- Brief
Reproduce exactly the lines below, from the first one through the line containing "import plotly.graph_objects as go", and omit any pictures.

- Recorded information
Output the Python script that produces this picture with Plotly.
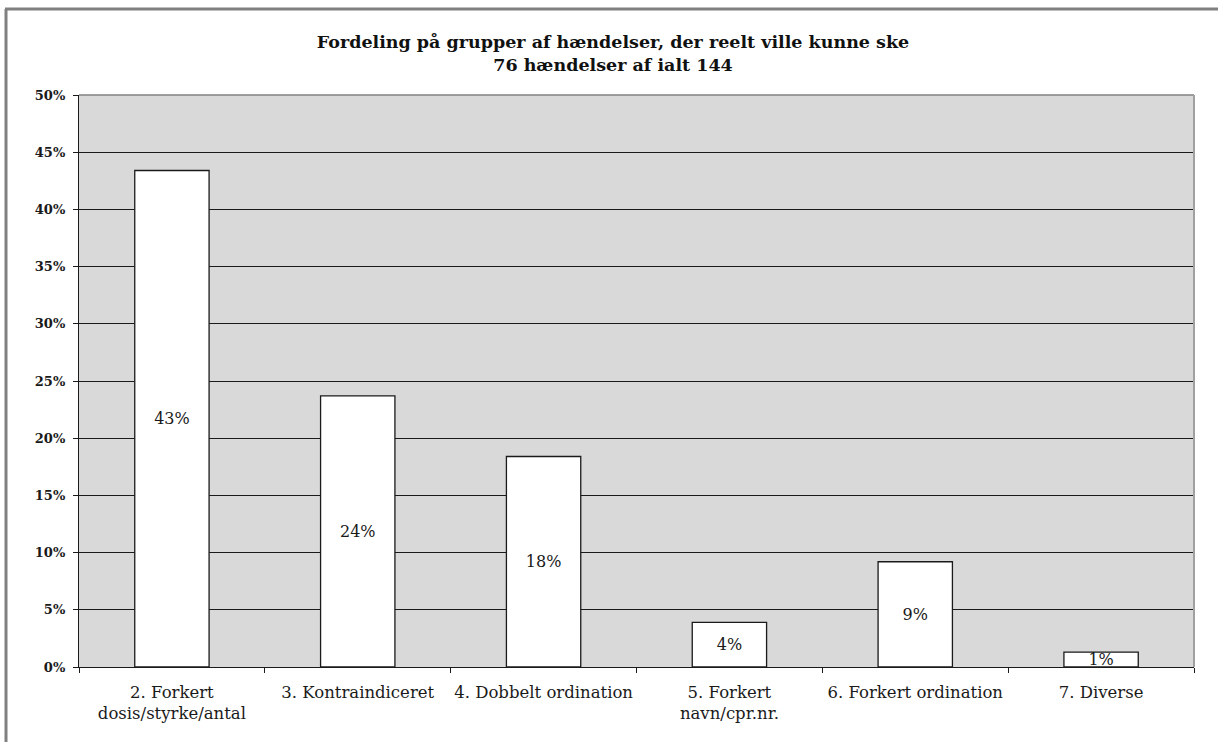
import plotly.graph_objects as go

categories = ["2. Forkert<br>dosis/styrke/antal", "3. Kontraindiceret", "4. Dobbelt ordination",
              "5. Forkert<br>navn/cpr.nr.", "6. Forkert ordination", "7. Diverse"]
values = [43.4, 23.7, 18.4, 3.9, 9.2, 1.3]
labels = [f"{round(v)}%" for v in values]
y_ticks = [0, 5, 10, 15, 20, 25, 30, 35, 40, 45, 50]
title_text = "Fordeling på grupper af hændelser, der reelt ville kunne ske<br>76 hændelser af ialt 144"

FONT = "DejaVu Serif"
DARK = "#1a1a1a"

fig = go.Figure()
fig.add_trace(go.Bar(
    x=categories, y=values, text=labels,
    textposition="inside", insidetextanchor="middle", constraintext="none",
    textfont=dict(family=FONT, size=16, color=DARK),
    marker=dict(color="white", line=dict(color=DARK, width=1.3)),
    hoverinfo="skip",
))

L, R, T, B = 79, 24, 95, 75
W, H = 1218, 742
pw, ph = W - L - R, H - T - B

def px(x):
    return (x - L) / pw

def py(y):
    return (H - B - y) / ph

shapes = [
    # outer frame (left and top)
    dict(type="line", xref="paper", yref="paper", x0=px(6), x1=px(6), y0=py(H + 5), y1=py(9),
         line=dict(color="#808080", width=3)),
    dict(type="line", xref="paper", yref="paper", x0=px(5), x1=px(W + 5), y0=py(9), y1=py(9),
         line=dict(color="#808080", width=3)),
    # plot area top and right border
    dict(type="line", xref="paper", yref="paper", x0=0, x1=1, y0=1, y1=1,
         line=dict(color="#808080", width=1.5), layer="above"),
    dict(type="line", xref="paper", yref="paper", x0=1, x1=1, y0=0, y1=1,
         line=dict(color="#a0a0a0", width=2), layer="above"),
]

fig.update_layout(
    width=W, height=H,
    margin=dict(l=L, r=R, t=T, b=B, autoexpand=False),
    paper_bgcolor="white", plot_bgcolor="#d9d9d9",
    bargap=0.6, showlegend=False,
    title=dict(text=title_text, x=613 / W, xref="container", xanchor="center",
               y=1 - 48 / H, yanchor="top",
               font=dict(family=FONT, size=17.5, color="#111111", weight="bold")),
    font=dict(family=FONT, size=12, color=DARK),
    shapes=shapes,
)
fig.update_xaxes(
    type="category", tickson="boundaries", ticks="outside", ticklen=5, tickcolor=DARK,
    showline=True, linecolor=DARK, linewidth=1.3, showgrid=False, tickangle=0,
    ticklabelstandoff=10,
    tickfont=dict(family=FONT, size=16.5, color=DARK),
)
fig.update_yaxes(
    range=[0, 50], tickvals=y_ticks, ticktext=[f"{t}%" for t in y_ticks],
    ticks="outside", ticklen=5, tickcolor=DARK, ticklabelstandoff=5,
    showline=True, linecolor=DARK, linewidth=1.3,
    showgrid=True, gridcolor=DARK, gridwidth=1, zeroline=False,
    tickfont=dict(family=FONT, size=13, color=DARK, weight="bold"),
)

fig.write_html("out.html", config={"displayModeBar": False},
               post_script="document.body.style.margin='0';")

- Task output
Output the Python script that produces this picture with Plotly.
import plotly.graph_objects as go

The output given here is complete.